At age 101, he is retired and living in Tempe, Ariz., after a successful career that included flying more than 7,000 test flights for United Airlines as the company's chief test pilot. He spent much of his professional life in Wyoming, where he was elected to the state House of Representatives twice in the 1950s.

Johnson was born in June 1906 in Goodland, Ind., where he spent his childhood before coming to Purdue to earn his bachelor's degree in mechanical engineering in 1930. That year, he started pilot training at March Field in California and had several adventure-filled years with the U.S. Army Air Corps (the precursor to the Air Force) before returning to civilian life. His first job was with Ball Brothers in Muncie, Ind., as the pilot of an S-39 amphibian aircraft.

Johnson was responsible for several hallmark designs and innovations that improved air safety. Throughout his life, he worked to improve technology that existed, and invented or innovated that which did not, including developing the procedure for safely landing large aircraft that became the world standard. This procedure revolutionized flight, because at the time, it was quite dangerous to fly; and not only were people afraid to fly, but many people lost their lives in the landing of the aircraft.

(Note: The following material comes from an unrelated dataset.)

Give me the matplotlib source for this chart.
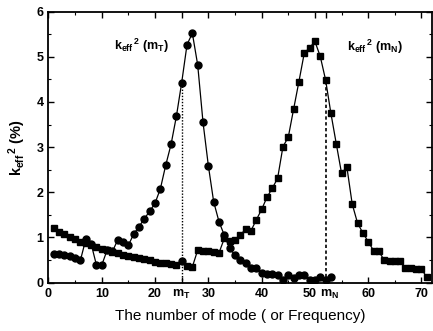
import matplotlib
matplotlib.use("Agg")
import matplotlib.pyplot as plt
import matplotlib.transforms as mtransforms
import numpy as np
from matplotlib.ticker import MultipleLocator, FixedLocator

plt.rcParams['font.family'] = ['Liberation Sans', 'DejaVu Sans']
plt.rcParams['mathtext.fontset'] = 'custom'
plt.rcParams['mathtext.rm'] = 'Liberation Sans:bold'
plt.rcParams['mathtext.it'] = 'Liberation Sans:bold'
plt.rcParams['mathtext.bf'] = 'Liberation Sans:bold'
plt.rcParams['mathtext.default'] = 'rm'

# k_eff^2(m_T) series (circles), modes 1..53
modes_T = list(range(1, 54))
keff_T = [0.64, 0.63, 0.62, 0.59, 0.55, 0.50, 0.96, 0.86, 0.39, 0.39,
          0.72, 0.69, 0.95, 0.91, 0.83, 1.08, 1.24, 1.42, 1.58, 1.76,
          2.08, 2.60, 3.06, 3.68, 4.43, 5.27, 5.52, 4.82, 3.55, 2.59,
          1.79, 1.35, 1.05, 0.76, 0.61, 0.50, 0.44, 0.33, 0.32, 0.21,
          0.20, 0.20, 0.18, 0.07, 0.17, 0.10, 0.17, 0.17, 0.07, 0.06,
          0.13, 0.06, 0.13]

# k_eff^2(m_N) series (squares), modes 1..71
modes_N = list(range(1, 72))
keff_N = [1.20, 1.13, 1.07, 1.01, 0.96, 0.91, 0.87, 0.83, 0.79, 0.75,
          0.72, 0.68, 0.65, 0.62, 0.60, 0.57, 0.55, 0.52, 0.50, 0.46,
          0.44, 0.43, 0.41, 0.40, 0.48, 0.37, 0.35, 0.72, 0.70, 0.69,
          0.67, 0.66, 0.98, 0.93, 0.94, 1.06, 1.18, 1.15, 1.39, 1.62,
          1.89, 2.09, 2.31, 3.01, 3.22, 3.84, 4.45, 5.08, 5.20, 5.34,
          5.01, 4.49, 3.75, 3.08, 2.42, 2.56, 1.74, 1.32, 1.10, 0.91,
          0.71, 0.69, 0.50, 0.49, 0.48, 0.47, 0.33, 0.32, 0.31, 0.30,
          0.12]

m_T = 25
m_N = 52
x_ticks = [0, 10, 20, m_T, 30, 40, 50, m_N, 60, 70]
x_ticklabels = ['0', '10', '20', r'm$_T$', '30', '40', '50', r'm$_N$', '60', '70']
y_ticks = [0, 1, 2, 3, 4, 5, 6]

fig = plt.figure(figsize=(4.33, 3.31), dpi=100)
ax = fig.add_axes([0.112, 0.146, 0.886, 0.819])

# squares: mark all except the m_T point, which is shown as a circle
idx_mT = modes_N.index(m_T)
mark_sq = [i for i in range(len(modes_N)) if i != idx_mT]
ax.plot(modes_N, keff_N, color='black', lw=0.9, marker='s', ms=4.3,
        markevery=mark_sq, zorder=3)
ax.plot([modes_N[idx_mT]], [keff_N[idx_mT]], 'o', color='black', ms=5, zorder=4)
ax.plot(modes_T, keff_T, color='black', lw=0.9, marker='o', ms=5, zorder=3)

# vertical reference lines
ax.plot([m_T, m_T], [0, keff_T[modes_T.index(m_T)]], color='black', lw=1.0,
        ls=(0, (1, 1.2)), zorder=2)
ax.plot([m_N, m_N], [0, keff_N[modes_N.index(m_N)]], color='black', lw=1.2,
        ls=(0, (2, 1.5)), zorder=2)

ax.text(12.2, 5.25, r'k$_{eff}$$^{\,2}$ (m$_T$)', fontsize=9, fontweight='bold',
        va='center', ha='left')
ax.text(56.0, 5.22, r'k$_{eff}$$^{\,2}$ (m$_N$)', fontsize=9, fontweight='bold',
        va='center', ha='left')

ax.set_xlim(0, 72)
ax.set_ylim(0, 6)
ax.xaxis.set_major_locator(FixedLocator(x_ticks))
ax.set_xticklabels(x_ticklabels)
ax.xaxis.set_minor_locator(MultipleLocator(5))
ax.set_yticks(y_ticks)
ax.yaxis.set_minor_locator(MultipleLocator(0.5))
ax.tick_params(which='both', direction='in', top=True, right=True)
ax.tick_params(which='major', length=4, width=1.0, labelsize=9)
ax.tick_params(which='minor', length=2, width=0.8)
for lab in ax.get_xticklabels() + ax.get_yticklabels():
    lab.set_fontweight('bold')
for sp in ax.spines.values():
    sp.set_linewidth(1.3)

# nudge the crowded "50" / "m_N" labels apart
xlabs = ax.get_xticklabels()
i50 = x_ticks.index(50)
iN = x_ticks.index(m_N)
xlabs[i50].set_transform(xlabs[i50].get_transform() +
                         mtransforms.ScaledTranslation(-4 / 72, 0, fig.dpi_scale_trans))
xlabs[iN].set_transform(xlabs[iN].get_transform() +
                        mtransforms.ScaledTranslation(3 / 72, 0, fig.dpi_scale_trans))

ax.set_xlabel('The number of mode ( or Frequency)', fontsize=11, labelpad=6)
ax.set_ylabel(r'k$_{eff}$$^{\,2}$ (%)', fontsize=10.5, fontweight='bold', labelpad=6)

fig.savefig('out.png', dpi=100)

After providing engineering flight test/development in the Pacific during World War II, Johnson followed his entrepreneurial interests, organizing several business entities, including Aeronautic Services Corp. and Master Equipment Corp.

He also owned a variety of war surplus aircraft, operating an entire squadron of 22 of them from three main bases in Georgia, Arizona and Wyoming. Capt. Johnson flew these former WWII aircraft, bombing fire ants and forest fires until he was 82 years old.

Johnson was a founder of Teton National Insurance Co., a Wyoming domestic life insurer. He is a member of the Wyoming and Arizona Aviation Hall of Fame and he still occasionally flies with friends in antique aircraft and visits with former employees and aviation enthusiasts.